European leaders, led by Germany’s Merkel, have talked about dividing the burden by assigning quotas to each member state of the EU: so many refugees for you, so many for you. The numbers discussed have been too small, but as of this writing, no assignments have been made or accepted. Iceland has done better.

And what about the United States, where Liberty lifts its torch to welcome the huddled masses? There isn’t much of a welcome these days. We have taken in very few of the refugees from Iraq, very few even of the people who cooperated with U.S. occupation and whose lives were therefore in danger, and even fewer from Syria.* Our politicians are vying with each other in their enthusiasm for keeping out Mexicans, so why would they open the door to people from so far away? We should be assisting Europe or, better, embarrassing Europe, by taking in significant numbers of people—especially from parts of the world that we have helped to ruin. It should be easier for us, an immigrant society, than for the Europeans who persist in thinking of themselves, against a lot of evidence, as a land of anciently rooted and entirely homogeneous populations.

In a recent New York Times op-ed, Ross Douthat counseled prudence: advocates of opening the door are “blind to the realities of culture, the challenges of assimilation, and the danger and inevitability of backlash.” He is right, of course, about the realities, the challenges, and the danger, but what follows from being right? In the 1840s, the United States took in tens of thousands of Irish Catholic peasants fleeing the potato famine—immigrants who, our nativists insisted, would never learn the virtues of democratic citizenship (only Protestants could do that). And, yes, we got the backlash of the Know-Nothing Party, which was briefly a majority party in parts of the northeast. But sometimes dangers have to be met, not avoided.
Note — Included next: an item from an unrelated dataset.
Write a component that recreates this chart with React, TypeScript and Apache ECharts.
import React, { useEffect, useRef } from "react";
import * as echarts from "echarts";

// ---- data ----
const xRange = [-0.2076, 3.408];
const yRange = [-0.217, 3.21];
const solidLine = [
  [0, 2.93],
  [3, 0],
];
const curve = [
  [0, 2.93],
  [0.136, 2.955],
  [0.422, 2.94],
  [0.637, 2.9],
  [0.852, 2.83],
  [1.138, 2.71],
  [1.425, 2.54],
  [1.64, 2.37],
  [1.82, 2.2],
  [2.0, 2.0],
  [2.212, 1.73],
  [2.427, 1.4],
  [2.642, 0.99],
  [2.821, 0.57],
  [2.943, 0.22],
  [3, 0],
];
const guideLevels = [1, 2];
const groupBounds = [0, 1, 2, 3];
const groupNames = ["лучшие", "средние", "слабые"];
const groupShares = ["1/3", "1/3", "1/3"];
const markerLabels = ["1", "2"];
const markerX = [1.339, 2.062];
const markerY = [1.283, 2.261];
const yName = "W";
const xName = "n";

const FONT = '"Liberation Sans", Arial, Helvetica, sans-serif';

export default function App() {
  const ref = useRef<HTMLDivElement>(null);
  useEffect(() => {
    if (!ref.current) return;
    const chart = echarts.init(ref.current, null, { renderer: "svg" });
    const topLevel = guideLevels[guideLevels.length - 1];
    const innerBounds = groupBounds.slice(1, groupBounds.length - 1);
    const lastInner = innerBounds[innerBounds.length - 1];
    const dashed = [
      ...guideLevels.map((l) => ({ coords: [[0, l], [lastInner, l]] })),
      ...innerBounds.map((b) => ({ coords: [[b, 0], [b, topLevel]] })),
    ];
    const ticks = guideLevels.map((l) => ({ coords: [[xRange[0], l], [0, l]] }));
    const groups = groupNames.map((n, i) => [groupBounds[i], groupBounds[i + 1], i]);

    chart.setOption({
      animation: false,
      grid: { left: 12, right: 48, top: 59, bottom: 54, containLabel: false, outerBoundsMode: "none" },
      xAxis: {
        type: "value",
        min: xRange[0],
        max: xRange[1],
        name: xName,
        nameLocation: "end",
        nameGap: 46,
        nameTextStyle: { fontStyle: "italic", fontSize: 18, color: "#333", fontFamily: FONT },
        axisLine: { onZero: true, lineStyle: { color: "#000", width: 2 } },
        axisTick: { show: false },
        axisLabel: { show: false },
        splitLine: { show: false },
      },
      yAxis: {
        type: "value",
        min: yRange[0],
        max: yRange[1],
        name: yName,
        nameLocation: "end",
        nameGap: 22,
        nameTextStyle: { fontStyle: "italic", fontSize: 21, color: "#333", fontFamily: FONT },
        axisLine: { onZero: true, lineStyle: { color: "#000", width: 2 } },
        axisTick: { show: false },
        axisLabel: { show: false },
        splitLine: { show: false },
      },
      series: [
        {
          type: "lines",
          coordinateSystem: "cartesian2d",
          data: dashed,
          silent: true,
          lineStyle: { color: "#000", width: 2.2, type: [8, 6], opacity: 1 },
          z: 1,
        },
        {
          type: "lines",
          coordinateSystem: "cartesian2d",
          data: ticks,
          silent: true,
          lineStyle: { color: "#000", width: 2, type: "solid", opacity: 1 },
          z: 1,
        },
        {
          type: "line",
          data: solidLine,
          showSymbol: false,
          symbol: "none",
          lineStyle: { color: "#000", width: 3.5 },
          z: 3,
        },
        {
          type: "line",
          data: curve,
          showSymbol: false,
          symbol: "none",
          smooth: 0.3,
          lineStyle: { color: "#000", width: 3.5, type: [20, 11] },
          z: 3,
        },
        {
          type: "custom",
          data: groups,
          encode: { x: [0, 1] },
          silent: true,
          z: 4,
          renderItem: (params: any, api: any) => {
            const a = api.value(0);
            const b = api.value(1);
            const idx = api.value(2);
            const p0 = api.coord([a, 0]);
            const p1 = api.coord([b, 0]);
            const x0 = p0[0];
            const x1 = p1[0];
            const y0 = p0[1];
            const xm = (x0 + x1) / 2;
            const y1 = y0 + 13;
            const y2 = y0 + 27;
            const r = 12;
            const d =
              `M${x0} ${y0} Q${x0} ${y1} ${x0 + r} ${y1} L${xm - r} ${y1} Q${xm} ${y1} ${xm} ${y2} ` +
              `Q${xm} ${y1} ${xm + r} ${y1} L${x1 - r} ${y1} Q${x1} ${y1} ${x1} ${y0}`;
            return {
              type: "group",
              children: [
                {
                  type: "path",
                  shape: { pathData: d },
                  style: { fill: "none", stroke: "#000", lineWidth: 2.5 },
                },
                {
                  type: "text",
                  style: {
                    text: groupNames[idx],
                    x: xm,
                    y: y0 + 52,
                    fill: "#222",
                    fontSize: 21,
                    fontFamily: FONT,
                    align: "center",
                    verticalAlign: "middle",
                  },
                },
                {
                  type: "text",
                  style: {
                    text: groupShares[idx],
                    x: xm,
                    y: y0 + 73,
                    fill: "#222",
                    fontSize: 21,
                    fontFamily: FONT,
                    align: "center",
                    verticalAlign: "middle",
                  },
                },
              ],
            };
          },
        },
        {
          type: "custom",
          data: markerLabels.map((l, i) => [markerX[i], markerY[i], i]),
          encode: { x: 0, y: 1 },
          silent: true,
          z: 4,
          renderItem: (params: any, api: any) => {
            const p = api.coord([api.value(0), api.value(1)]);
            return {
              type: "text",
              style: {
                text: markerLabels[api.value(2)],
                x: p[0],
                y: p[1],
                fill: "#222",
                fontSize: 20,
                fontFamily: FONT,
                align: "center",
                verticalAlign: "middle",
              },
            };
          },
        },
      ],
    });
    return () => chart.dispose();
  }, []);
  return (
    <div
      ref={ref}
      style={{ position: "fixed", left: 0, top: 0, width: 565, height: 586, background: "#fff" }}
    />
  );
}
What about other countries, where the dangers might be less threatening than in Europe? India and China seem sufficiently crowded, but Australia, New Zealand, Canada, Brazil, Argentina—surely these countries have room for some number of desperate people. The countries most responsible for the Syrian disaster—Iran, Russia, and Saudi Arabia—have taken in none at all of its victims; they should be welcoming Syrians by the thousands. Indeed, in all of these countries, and ours too, an influx of immigrants would, over time, strengthen the economy and enhance the culture. And, not to worry, if there is ever peace in their homelands, many of the refugees will go home.

Is there any way of bringing peace to their homelands, or of reducing poverty, or of replacing predatory rulers? Besides taking people in, we have a responsibility to help them where they are. Not having helped them where they are, and sometimes having hurt them, Europeans and Americans, and others too, must take them in. But, still, it would be a good thing to change the conditions that drive so many into exile. People don’t leave their homes willingly; it takes a disaster to produce large numbers of refugees, looking for a better place or just a place to rest for a while. A serious, sustained policy of investment, substantially funded but carefully and locally focused, could begin to reduce poverty in, say, the countries of sub-Saharan Africa. But politics is probably a more common cause of disasters than economics is, and wars, warlords, and tyrants require a more forceful intervention. We are rightly leery of anything like that. Overthrow a tyrant, like Qaddafi, say, and you get a chaos of thugs and zealots—and then thousands of people fleeing. What ought to be done?

I have a utopian solution, which is also politically incorrect. There are countries in the world today that ought to be, for a time, not-independent and not-sovereign. What the world needs, and what the UN might provide if it were the organization it was meant to be: a new trusteeship system for countries that are temporarily unable to govern themselves. The old mandate system of the League of Nations was not a great success, but it did not produce, and perhaps it prevented, disasters like the ones we are helplessly watching today. For the last decade and a half, Kosovo has been a kind of NATO trust—again, not a glorious example, for refugees are still fleeing, but at least the killing has stopped. So perhaps it isn’t crazy to suggest that Libya and Syria ought to be UN trusteeships, with some coalition of countries, different in each case, taking responsibility for maintaining law and order and providing basic services to the population—under strict UN supervision. I hesitate to suggest the countries that might serve as trustees, since I wouldn’t want to vouch for any country’s trustworthiness. But great virtue isn’t necessary, only a readiness to stop the killing, get rid of the killers, and provide enough stability for the citizens of the war-ravaged countries to begin rebuilding. That has to be their work.

Still, trusteeship is much more than peacekeeping. It is, in fact, more like occupation, and so it is a large, even if temporary, responsibility. It would require the use of force; there would be costs for the trustees, though nothing like the costs for the region (as well as for Europe) of the Syrian disaster and all the other disasters. In leftist accounts of imperialism and neo-colonialism, it is always assumed that there are powerful and ambitious countries eager to take on responsibilities of this sort. For responsibility is also opportunity—to control resources, to exploit cheap labor, to win strategic advantage. In fact, it would be very difficult to find trustees today; political leaders would see this as a thankless job, acceptable only, if at all, if the costs were widely shared. Imagine a meeting (like the one that will take place in Europe this week to argue about sharing the costs of taking in refugees) to argue about sharing the costs of a Libyan or Syrian trusteeship. Most likely no one would show up.

But imagine it we should, anyway; perhaps its time will come.


Michael Walzer is editor emeritus at Dissent.

* Editor’s note: On Thursday, President Obama announced that the United States would take in 10,000 Syrian refugees in 2016—a move that aid groups have criticized as a token gesture. Some 3.8 million refugees have left Syria since the war began there in 2008; so far, the United States has welcomed less than 1,500 of them.